Naval Dome has demonstrated the maritime industry’s nightmare security scenario with a series of cyber penetration tests on systems in common use aboard tankers, containerships and cruise ships.
Test results revealed with startling simplicity the ease with which terrorists can access and over-ride ship critical systems.
With the permission and under the supervision of system manufacturers and owners, Naval Dome’s cyber engineering team hacked into live, in-operation systems used to control a ships’ navigation, radar, engines, pumps and machinery.
While the test ships and their systems were not in any danger, Naval Dome was able to shift the vessel’s reported position and mislead the radar display. Another attack resulted in machinery being disabled, signals to fuel and ballast pumps being over-ridden and steering gear controls manipulated.
Commenting on the first wave of penetration tests, on the ship’s Electronic Chart Display and Information System (ECDIS), Asaf Shefi, Naval Dome's CTO, the former Head of the Israeli Naval C4I and Cyber Defense Unit, says: "We designed the attack to alter the vessel’s position at a critical point during an intended voyage - during night-time passage through a narrow canal. During the attack, the system's display looked normal, but it was deceiving the Officer of the Watch. The actual situation was completely different to the one on screen.”
According to Shefi, the Naval Dome hack was able to alter draft/water depth details in line with the spurious position data displayed on screen.
In a second wave, the test ship’s radar was hit. While the radar is widely considered an impregnable, standalone system, Naval Dome's team used the local Ethernet Switch Interface - which connects the radar to the ECDIS, Bridge Alert System and Voyage Data Recorder – to hack the system.
“The impact of this controlled attack was quite frightening,” says Shefi. "We succeeded in eliminating radar targets, simply deleting them from the screen.
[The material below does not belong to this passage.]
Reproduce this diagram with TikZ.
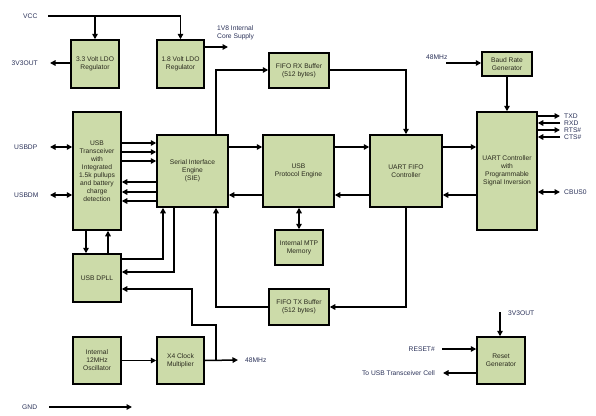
\documentclass[tikz,border=0pt]{standalone}
\usepackage{fontspec}
\setmainfont{Liberation Sans}
\usetikzlibrary{arrows.meta,calc}
\definecolor{boxfill}{HTML}{CCDBA9}
\definecolor{lbl}{HTML}{2A3158}
\definecolor{btxt}{HTML}{2A2A1E}
\begin{document}
\begin{tikzpicture}[x=1pt,y=-1pt,
  blk/.style={draw=black,line width=1.5pt,fill=boxfill,text=btxt,align=center,
    inner sep=0pt,font=\fontsize{6.7}{8}\selectfont},
  lab/.style={text=lbl,inner sep=0pt,font=\fontsize{6.7}{7}\selectfont},
  arr/.style={line width=1.5pt,-{Triangle[length=5.5pt,width=5.5pt]}},
  darr/.style={line width=1.5pt,{Triangle[length=5.5pt,width=5.5pt]}-{Triangle[length=5.5pt,width=5.5pt]}},
  ln/.style={line width=1.5pt}]
\useasboundingbox (0,0) rectangle (596,415);
% boxes
\node[blk,minimum width=48,minimum height=48] (ldo33) at (95,64) {3.3 Volt LDO\\Regulator};
\node[blk,minimum width=47,minimum height=48] (ldo18) at (180.5,64) {1.8 Volt LDO\\Regulator};
\node[blk,minimum width=60,minimum height=35] (fiforx) at (299,70.5) {FIFO RX Buffer\\(512 bytes)};
\node[blk,minimum width=50,minimum height=24] (baud) at (507,64) {Baud Rate\\Generator};
\node[blk,minimum width=48,minimum height=118] (trans) at (97,171) {USB\\Transceiver\\with\\Integrated\\1.5k pullups\\and battery\\charge\\detection};
\node[blk,minimum width=71,minimum height=72] (sie) at (192.5,171) {Serial Interface\\Engine\\(SIE)};
\node[blk,minimum width=71,minimum height=72] (upe) at (298.5,171) {USB\\Protocol Engine};
\node[blk,minimum width=72,minimum height=72] (uff) at (406,171) {UART FIFO\\Controller};
\node[blk,minimum width=60,minimum height=118] (uart) at (507,171) {UART Controller\\with\\Programmable\\Signal Inversion};
\node[blk,minimum width=48,minimum height=35] (mtp) at (299,247.5) {Internal MTP\\Memory};
\node[blk,minimum width=48,minimum height=48] (dpll) at (97,278) {USB DPLL};
\node[blk,minimum width=60,minimum height=36] (fifotx) at (299,307) {FIFO TX Buffer\\(512 bytes)};
\node[blk,minimum width=48,minimum height=47] (osc) at (97,360.5) {Internal\\12MHz\\Oscillator};
\node[blk,minimum width=47,minimum height=47] (x4) at (180.5,360.5) {X4 Clock\\Multiplier};
\node[blk,minimum width=48,minimum height=47] (rst) at (501,360.5) {Reset\\Generator};
% labels
\node[lab,anchor=west] (vcc) at (23,16) {VCC};
\node[lab,anchor=east] (v3out) at (38,63) {3V3OUT};
\node[lab,anchor=west,align=left,font=\fontsize{6.7}{8}\selectfont] (v18) at (217,33) {1V8 Internal\\Core Supply};
\node[lab,anchor=west] (f48a) at (426,57) {48MHz};
\node[lab,anchor=west] (usbdp) at (14,147) {USBDP};
\node[lab,anchor=west] (usbdm) at (14,195) {USBDM};
\node[lab,anchor=west] (txd) at (564,116) {TXD};
\node[lab,anchor=west] (rxd) at (564,123) {RXD};
\node[lab,anchor=west] (rts) at (564,130) {RTS\#};
\node[lab,anchor=west] (cts) at (564,137) {CTS\#};
\node[lab,anchor=west] (cbus) at (564,192) {CBUS0};
\node[lab,anchor=west] (f48b) at (245,360) {48MHz};
\node[lab,anchor=west] (gnd) at (22,407) {GND};
\node[lab,anchor=west] (r3v3) at (508,313) {3V3OUT};
\node[lab,anchor=east] (rstn) at (435,349) {RESET\#};
\node[lab,anchor=east] (tousb) at (435,373) {To USB Transceiver Cell};
% free ends
\coordinate (vccs) at (48,16);
\coordinate (v33e) at (50,63);
\coordinate (v18e) at (228,47);
\coordinate (f48s) at (446,63);
\coordinate (dpe) at (50,147);
\coordinate (dme) at (50,195);
\coordinate (sige) at (560,0);
\coordinate (f48e) at (238,360);
\coordinate (gnds) at (49,407);
\coordinate (gnde) at (132,407);
\coordinate (r3s) at (500,312);
\coordinate (rsts) at (442,349);
\coordinate (tue) at (443,373);
% power
\draw[ln] (vccs) -- (vccs -| ldo18.north);
\draw[arr] (vccs -| ldo33.north) -- (ldo33.north);
\draw[arr] (vccs -| ldo18.north) -- (ldo18.north);
\draw[arr] (ldo33.west |- v33e) -- (v33e);
\draw[arr] (ldo18.east |- v18e) -- (v18e);
% USB side
\draw[darr] (dpe) -- (trans.west |- dpe);
\draw[darr] (dme) -- (trans.west |- dme);
\foreach \y in {143,152,161} \draw[arr] (trans.east |- 0,\y) -- (sie.west |- 0,\y);
\foreach \y in {182,192,201} \draw[arr] (sie.west |- 0,\y) -- (trans.east |- 0,\y);
\draw[arr] (trans.south -| 86,0) -- (dpll.north -| 86,0);
\draw[arr] (dpll.north -| 108,0) -- (trans.south -| 108,0);
\draw[arr] (dpll.east |- 0,259) -- (163,259) -- (sie.south -| 163,0);
\draw[arr] (sie.south -| 174,0) -- (174,272) -- (dpll.east |- 0,272);
% SIE / protocol
\draw[arr] (sie.north -| 216,0) -- (216,70) -- (fiforx.west |- 0,70);
\draw[arr] (sie.east |- 0,147) -- (upe.west |- 0,147);
\draw[arr] (upe.west |- 0,195) -- (sie.east |- 0,195);
\draw[darr] (upe.south -| mtp.north) -- (mtp.north);
\draw[arr] (upe.east |- 0,147) -- (uff.west |- 0,147);
\draw[arr] (uff.west |- 0,195) -- (upe.east |- 0,195);
\draw[arr] (fiforx.east |- 0,70) -- (0,70 -| uff.north) -- (uff.north);
\draw[arr] (uff.south) -- (fifotx.east -| uff.south) -- (fifotx.east);
\draw[arr] (fifotx.west) -- (fifotx.west -| 216,0) -- (sie.south -| 216,0);
\draw[arr] (uff.east |- 0,147) -- (uart.west |- 0,147);
\draw[arr] (uart.west |- 0,195) -- (uff.east |- 0,195);
% UART side
\draw[arr] (f48s) -- (baud.west |- f48s);
\draw[arr] (baud.south) -- (uart.north);
\draw[arr] (uart.east |- txd) -- (sige |- txd);
\draw[arr] (sige |- rxd) -- (uart.east |- rxd);
\draw[arr] (uart.east |- rts) -- (sige |- rts);
\draw[arr] (sige |- cts) -- (uart.east |- cts);
\draw[darr] (uart.east |- cbus) -- (sige |- cbus);
% clocks
\draw[arr] (osc.east) -- (x4.west);
\draw[arr] (x4.east) -- (f48e);
\draw[arr] (216,360) -- (216,325) -- (192,325) -- (192,289) -- (dpll.east |- 0,289);
\draw[arr] (gnds) -- (gnde);
% reset
\draw[arr] (r3s) -- (r3s |- rst.north);
\draw[arr] (rsts) -- (rst.west |- rsts);
\draw[arr] (rst.west |- tue) -- (tue);
\end{tikzpicture}
\end{document}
At the same time, the system display showed that the radar was working perfectly, including detection thresholds, which were presented on the radar as perfectly normal.”
A third controlled attack was performed on the Machinery Control System (MCS), which was connected to the Voyage Data Recorder. In this case, Naval Dome's team chose to penetrate the system using an infected USB stick placed in an inlet/socket.
"Once we connected to the vessel's MCS, the virus file ran itself and started to change the functionality of auxiliary systems. The first target was the ballast system and the effects were startling. The display was presented as perfectly normal, while the valves and pumps were disrupted and stopped working. We could have misled all the auxiliary systems controlled by the MCS, including air-conditioning, generators, fuel systems and more.”
Shefi furthers that the virus infecting ship systems can also be unwittingly transferred by the system manufacturer.
“As manufacturers themselves can be targeted, when they take control of onboard computers to carry out diagnostics or perform software upgrades, they can inadvertently open the gate to a cyber-attack and infect other PC-based systems onboard the ship. Our solution prevents this from happening.”
One company that has been quick to respond to the threat is bridge systems supplier Totem Plus. Under an agreement inked in February, Naval Dome licensed the OEM to integrate its software with their hard drives across several hundred systems in the Totem Plus portfolio. The arrangement provides the highest level of cyber protection at the system build stage, prior to shipment to end-users. “The Totem Plus systems leave the factory fully cyber protected by Naval Dome,” said Sela.